The lady who answered the phone when Das Krapital asked to speak to “someone in charge over there”, for one, told us she was still getting acclimated because it was her “first day” on the job. But was it the first time she had ever worked for the Washington Times, we wanted to know?
No, she confessed. She had worked there before she got fired, along with everyone else on staff including former Times president Douglas Joo, last November.
Now of course, Douglas Joo is president again, and at 11 a.m. he told about a hundred assembled Times staffers that they would soon be reacquainting themselves with their long lost sports, metro and entertainment sections. (And possibly, a Sunday paper? It wasn’t mentioned, but why not.)

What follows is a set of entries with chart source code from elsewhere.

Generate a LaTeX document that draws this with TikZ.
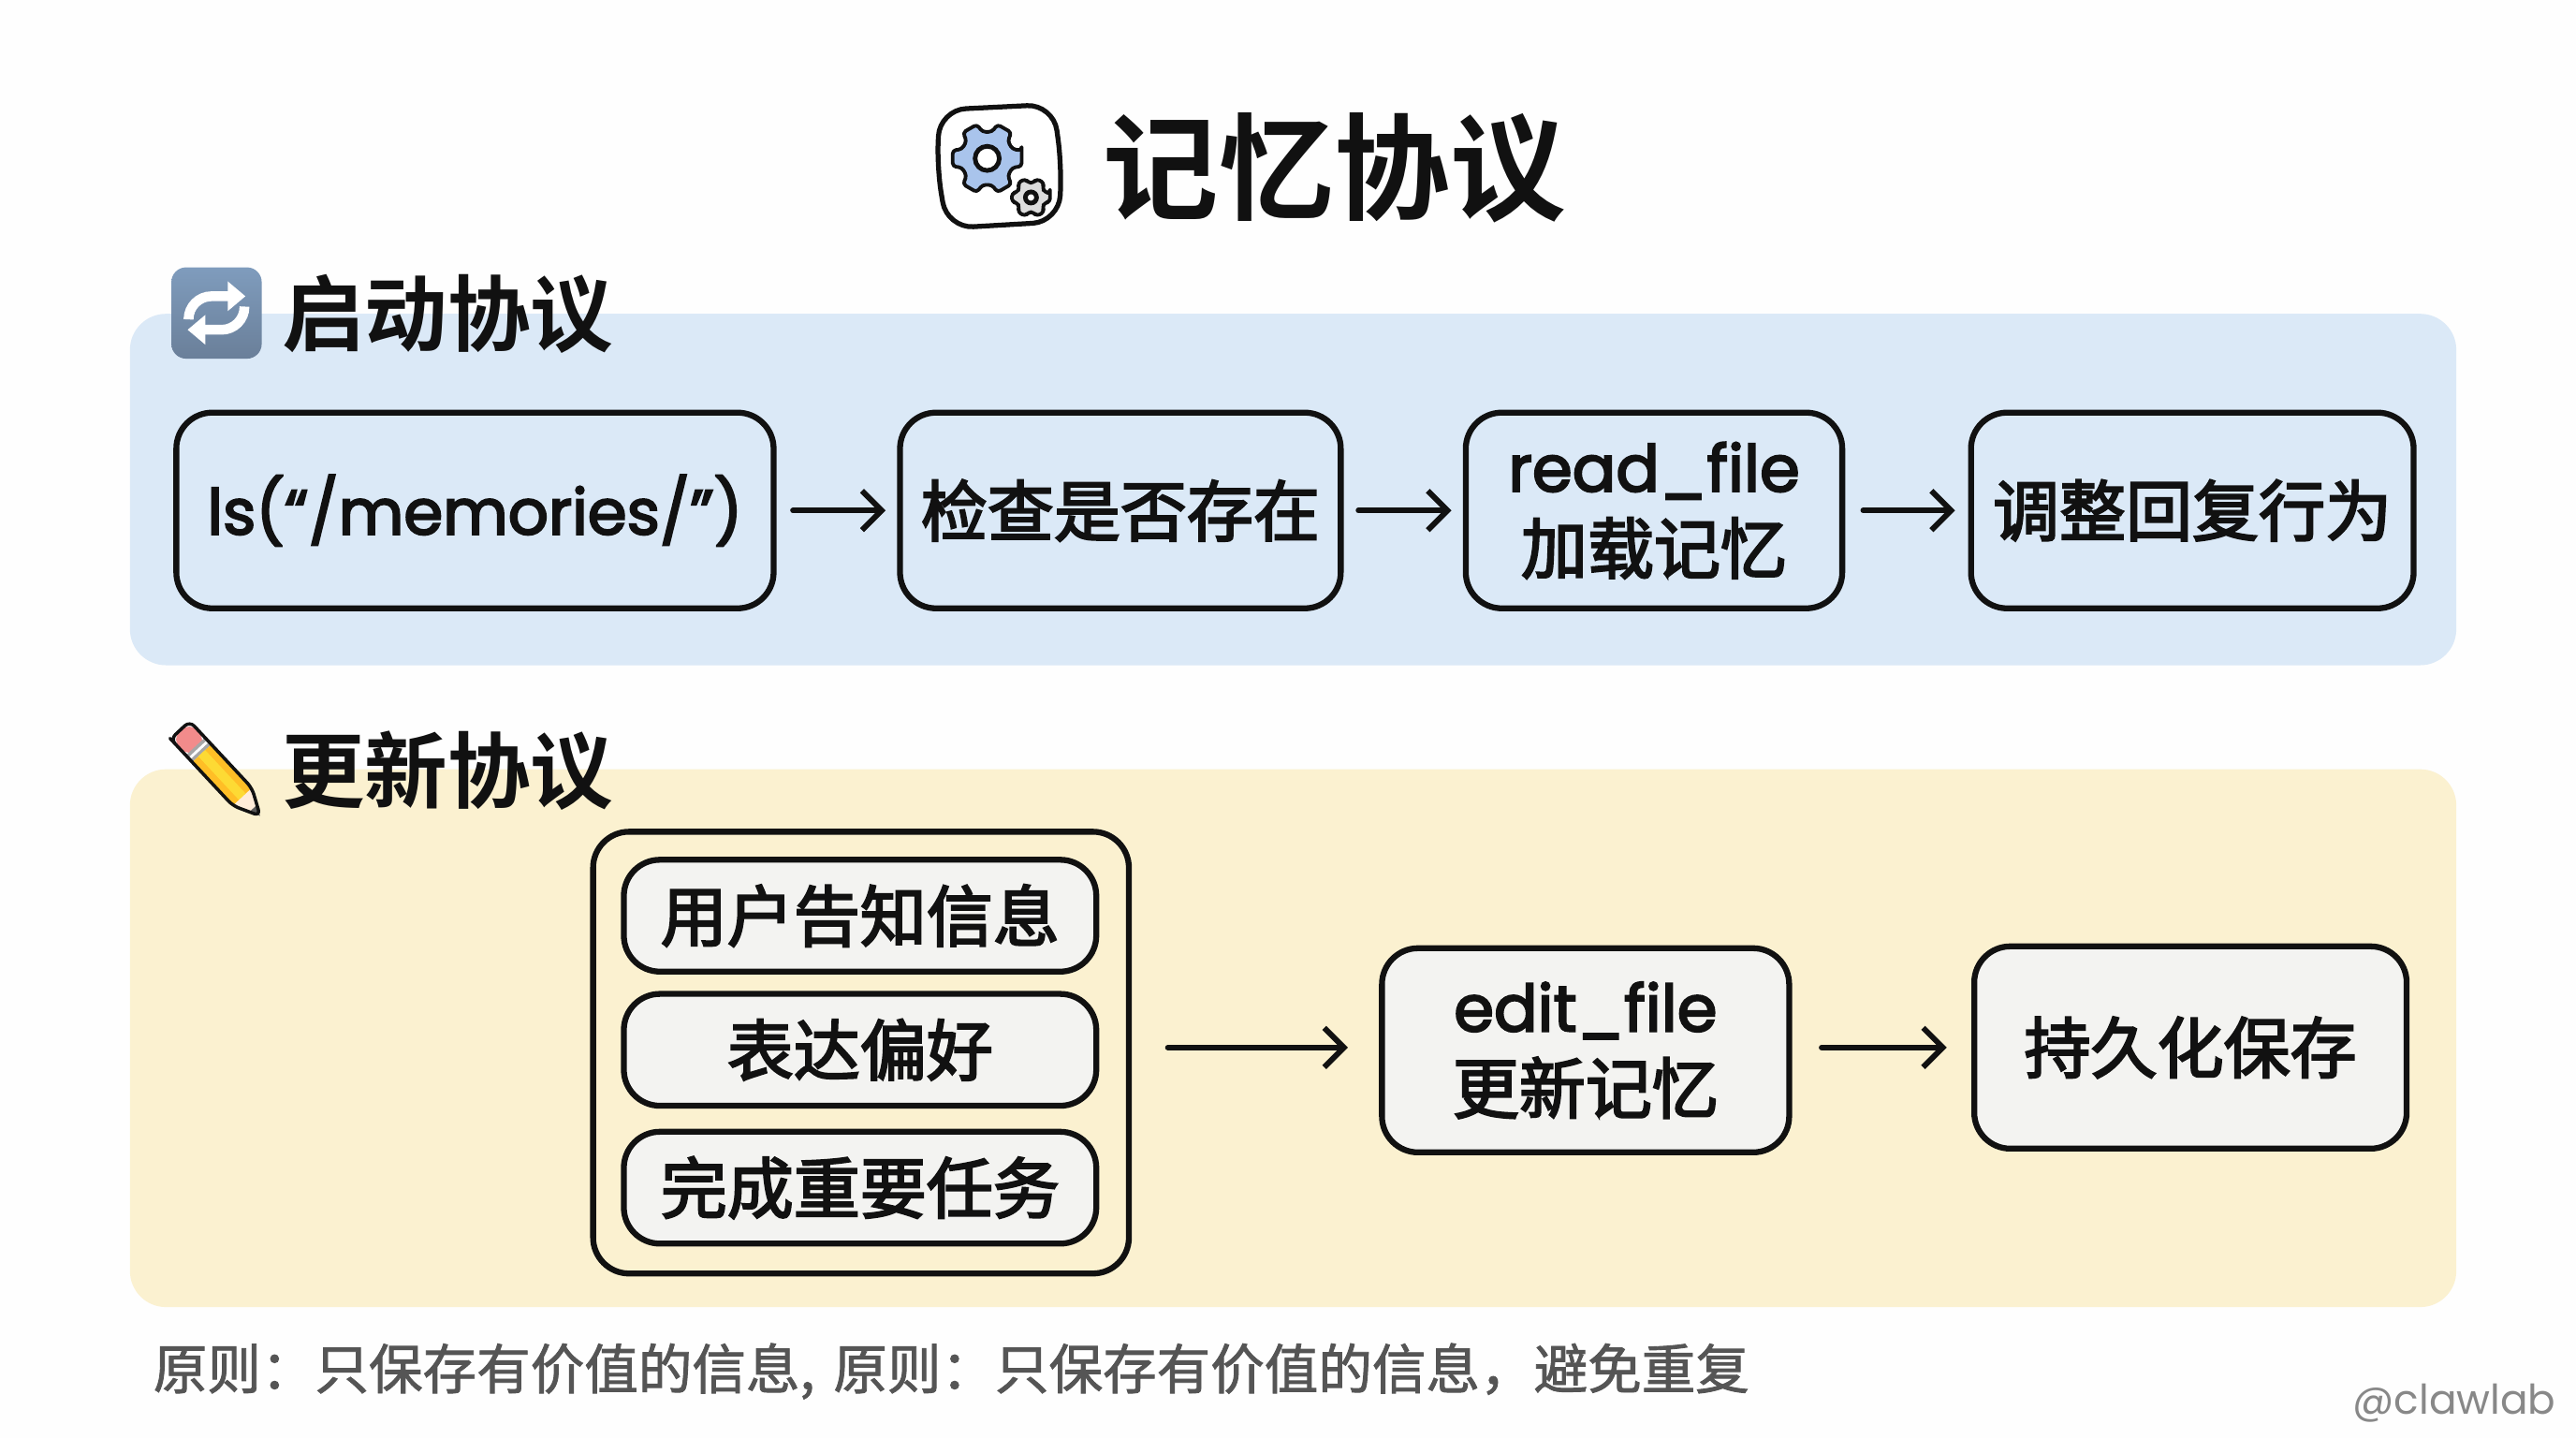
\documentclass[tikz,border=0pt]{standalone}
\usepackage{fontspec}
\setmainfont{Poppins}
\newfontfamily\latinmed[FakeBold=3]{Poppins}
\newfontfamily\cjkbold[BoldFont={Noto Sans CJK SC Bold}]{Noto Sans CJK SC}
\newfontfamily\cjkmed[FakeBold=3]{Noto Sans CJK SC}
\newfontfamily\cjkfoot[FakeBold=1.5]{Noto Sans CJK SC}
\usetikzlibrary{arrows.meta}

\definecolor{panelblue}{HTML}{DBE9F7}
\definecolor{panelyellow}{HTML}{FBF1D0}
\definecolor{boxgrey}{HTML}{F3F3F1}
\definecolor{inkblack}{HTML}{111111}
\definecolor{footgrey}{HTML}{555555}
\definecolor{markgrey}{HTML}{888888}
\definecolor{gearblue}{HTML}{A9C4EC}
\definecolor{geargrey}{HTML}{DDDDDD}
\definecolor{icontop}{HTML}{7F9CBD}
\definecolor{iconbottom}{HTML}{6A7F99}

\tikzset{
	panel/.style={rounded corners=11pt, inner sep=0pt},
	flowbox/.style={draw=inkblack, line width=1.8pt, rounded corners=11pt, inner sep=0pt, align=center, text=inkblack,
		font=\fontsize{20.3}{25}\selectfont\cjkmed},
	greybox/.style={flowbox, fill=boxgrey},
	flow/.style={draw=inkblack, line width=1.7pt, line cap=round, -{Straight Barb[length=6pt,width=12pt,line width=1.7pt]}},
	heading/.style={anchor=west, inner sep=0pt, text=inkblack, font=\fontsize{25.3}{30}\selectfont\cjkbold\bfseries},
}

\newcommand{\gearicon}[5]{% x, y, outer radius, hole radius, fill
	\begin{scope}[shift={(#1,#2)}]
		\draw[draw=inkblack, line width=1.1pt, fill=#5, rounded corners=1pt, line join=round]
			(-13:#3) \foreach \a in {0,60,...,300} {
				-- (\a-13:#3) -- (\a+13:#3) -- (\a+20:0.76*#3) -- (\a+40:0.76*#3) }
			-- cycle;
		\draw[draw=inkblack, line width=1.4pt, fill=white] (0,0) circle (#4);
	\end{scope}
}

\begin{document}
\begin{tikzpicture}[x=0.01cm, y=-0.01cm]
	\useasboundingbox (0,0) rectangle (2766,1544);
	\fill[white!99.5!black] (0,0) rectangle (2766,1544);

	% Draw the two panels
	\node[panel, fill=panelblue, minimum width=25cm-1pt, minimum height=3.77cm] (startpanel) at (1388.5,525.5) {};
	\node[panel, fill=panelyellow, minimum width=25cm-1pt, minimum height=5.77cm] (updatepanel) at (1388.5,1114.5) {};

	% Gears in the title
	\draw[draw=inkblack, line width=1.5pt, fill=white, rounded corners=8pt] (1009,118) -- (1131,112) -- (1140,178) -- (1137,238) -- (1017,245) -- (1006,180) -- cycle;
	\gearicon{1060}{170}{38}{13}{gearblue}
	\gearicon{1107}{212}{21}{6}{geargrey}
	\node[anchor=west, inner sep=0pt, text=inkblack, font=\fontsize{35.3}{40}\selectfont\cjkbold\bfseries] (title) at (1184,180) {记忆协议};

	% Refresh icon
	\shade[top color=icontop, bottom color=iconbottom, rounded corners=4.5pt] (184,287) rectangle (281,385);
	\foreach \r in {0,180} {
		\begin{scope}[shift={(232.5,336)}, rotate=\r]
			\draw[white, line width=3pt, rounded corners=7pt] (-30,5) -- (-30,-18) -- (13,-18);
			\fill[white] (31,-18) -- (12,-34) -- (12,-2) -- cycle;
		\end{scope}
	}
	\node[heading] (starthead) at (302,337) {启动协议};

	% Pencil icon
	\begin{scope}[shift={(203,794)}, rotate=-47]
		\fill[red!45!white!90!gray, rounded corners=4pt] (-14,-14) rectangle (14,14);
		\fill[black!35] (10,-14) rectangle (20,14);
		\draw[white, line width=0.8pt] (15,-14) -- (15,14);
		\fill[orange!60!yellow!85!white] (20,-14) rectangle (84,14);
		\fill[yellow!70!orange!80!white] (20,-5) rectangle (84,5);
		\fill[orange!15!white] (84,-14) -- (103,-3) -- (103,3) -- (84,14) -- cycle;
		\fill[black!65] (101,-4) -- (112,0) -- (101,4) -- cycle;
		\draw[inkblack, line width=1pt, rounded corners=2pt, line join=round] (84,14) -- (-8,14) -- (-14,14) -- (-14,-14) -- (84,-14) -- (112,0) -- cycle;
	\end{scope}
	\node[heading] (updatehead) at (302,827) {更新协议};

	% First row
	\node[flowbox, minimum width=6.41cm, minimum height=2.1cm] (lsbox) at (510,548) {\latinmed\fontsize{19.3}{25}\selectfont ls(“/memories/”)};
	\node[flowbox, minimum width=4.73cm, minimum height=2.1cm] (checkbox) at (1203,548) {检查是否存在};
	\node[flowbox, minimum width=4.04cm, minimum height=2.1cm] (readbox) at (1776,548) {{\latinmed\fontsize{19.7}{25}\selectfont read\_file}\\加载记忆};
	\node[flowbox, minimum width=4.75cm, minimum height=2.1cm] (adjustbox) at (2354,548) {调整回复行为};

	\draw[flow, shorten <=5pt, shorten >=3.5pt] (lsbox) -- (checkbox);
	\draw[flow, shorten <=4.5pt, shorten >=3.5pt] (checkbox) -- (readbox);
	\draw[flow, shorten <=5.5pt, shorten >=4pt] (readbox) -- (adjustbox);

	% Second row
	\node[flowbox, minimum width=5.75cm, minimum height=4.74cm] (groupbox) at (924.5,1130) {};
	\node[greybox, minimum width=5.07cm, minimum height=1.2cm] (toldbox) at (923.5,983) {用户告知信息};
	\node[greybox, minimum width=5.07cm, minimum height=1.2cm] (prefbox) at (923.5,1127) {表达偏好};
	\node[greybox, minimum width=5.07cm, minimum height=1.2cm] (taskbox) at (923.5,1275) {完成重要任务};
	\node[greybox, minimum width=4.37cm, minimum height=2.19cm] (editbox) at (1702.5,1127.5) {{\latinmed\fontsize{19.7}{25}\selectfont edit\_file}\\更新记忆};
	\node[greybox, minimum width=4.64cm, minimum height=2.17cm] (keepbox) at (2352,1124.5) {持久化保存};

	\draw[flow, shorten <=11pt, shorten >=9.5pt] (groupbox.east |- keepbox.west) -- (editbox.west |- keepbox.west);
	\draw[flow, shorten <=9pt, shorten >=7.5pt] (editbox.east |- keepbox.west) -- (keepbox.west);

	% Footer and mark
	\node[anchor=west, inner sep=0pt, text=footgrey, font=\fontsize{16.45}{20}\selectfont\cjkfoot] (rule) at (164,1472) {原则：只保存有价值的信息,\hspace{2pt} 原则：只保存有价值的信息，避免重复};
	\node[anchor=east, inner sep=0pt, text=markgrey, font=\fontsize{12.5}{16}\selectfont] (mark) at (2745,1506) {@clawlab};
\end{tikzpicture}
\end{document}
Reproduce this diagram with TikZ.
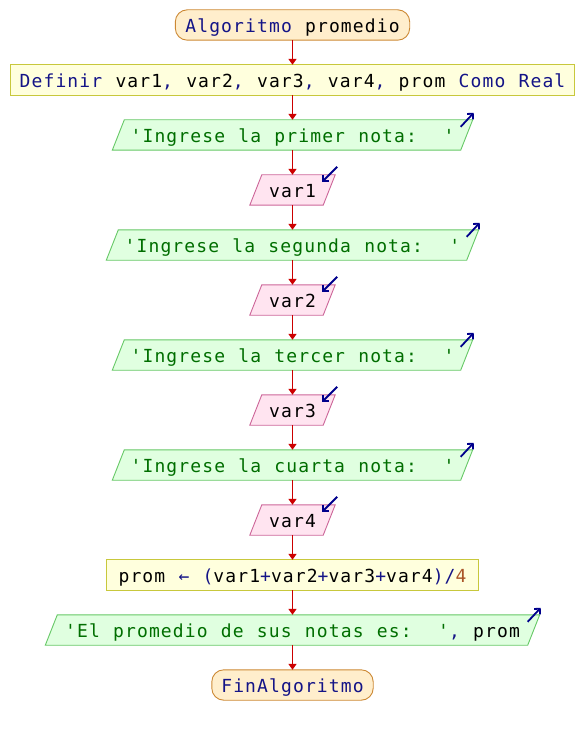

The speech was light on details and only lasted about seven minutes, but few expected much in the way of “whither the media” pontification out of Joo, a longtime Moon disciple who served as the Times’ president for nearly two decades before he was abruptly sacked last November in a bizarre coup orchestrated by Jonathan Slevin, the paper’s onetime corporate communications director and another longtime Moonie who was married by the Rev. Moon in a 1982 mass wedding at Madison Square Garden. (At the time, Slevin had the blessings of Preston Moon, the eldest son of Rev. Sung Myung Moon, who suspected Joo of being behind the abrupt curtailment of the Unification Church subsidy to the Times, but within a few months Slevin had also been ousted.)
The Church has traditionally had fairly hands-off relationship with the Times newsroom or its editorial strategy, and that autonomy that was a hallmark of Joo’s previous tenure at the Times until about 2006, when Preston Moon began raising concerns about the hard right-wing editorial bent of then-executive editor Wesley Pruden and his purportedly racist deputy Fran Coombs and trying to pull his weight. Preston Moon eventually got his way, wooing former Washington Post reporter John Solomon to overhaul the newspaper in 2008, but those efforts began to quickly deteriorate amidst the backdrop of an assortment of escalating intra-Moonie factional feuds that culminated in the Times essentially getting its Church-backed credit cards turned off.
How big a role if any Joo (who is known as “Mr. Joo” in the newsroom) played in last year’s abrupt withdrawal of the Church subsidy remains unclear, but both are officially back now, andstaffers say he seems to want the Times to essentially return to oldtimes again—meaning the executive editor will probably have a certain amount of discretion over what to do with the new infusion of capital, it’s just not entirely clear who that will be.
The current editor Sam Dealey is well-liked in the newsroom for ushering the Times through such an unfathomably dark year, but he is also relatively young. Aside from Pruden, who was by many accounts happily retired well before he officially retired, Joo was never known to have much of a relationship with anyone on the editorial side of the Times or for that matter, the rest of the media. The Joos, who live in Arlington, are said to be friends from Korea with U.N. Secretary General Ban Ki-Moon, but he has a job and beyond that they are not known to get out all that much. (According to the book Bad Moon Rising: How Reverend Moon Created the Washington Times, Seduced the Right and Built an American Kingdom, Joo’s wife was once quoted saying, “I do not know about the outside world.”)
So as ever with the ever-engrossing Times, there are still more questions than answers at this point. But wherever their money comes from, it is back, for now.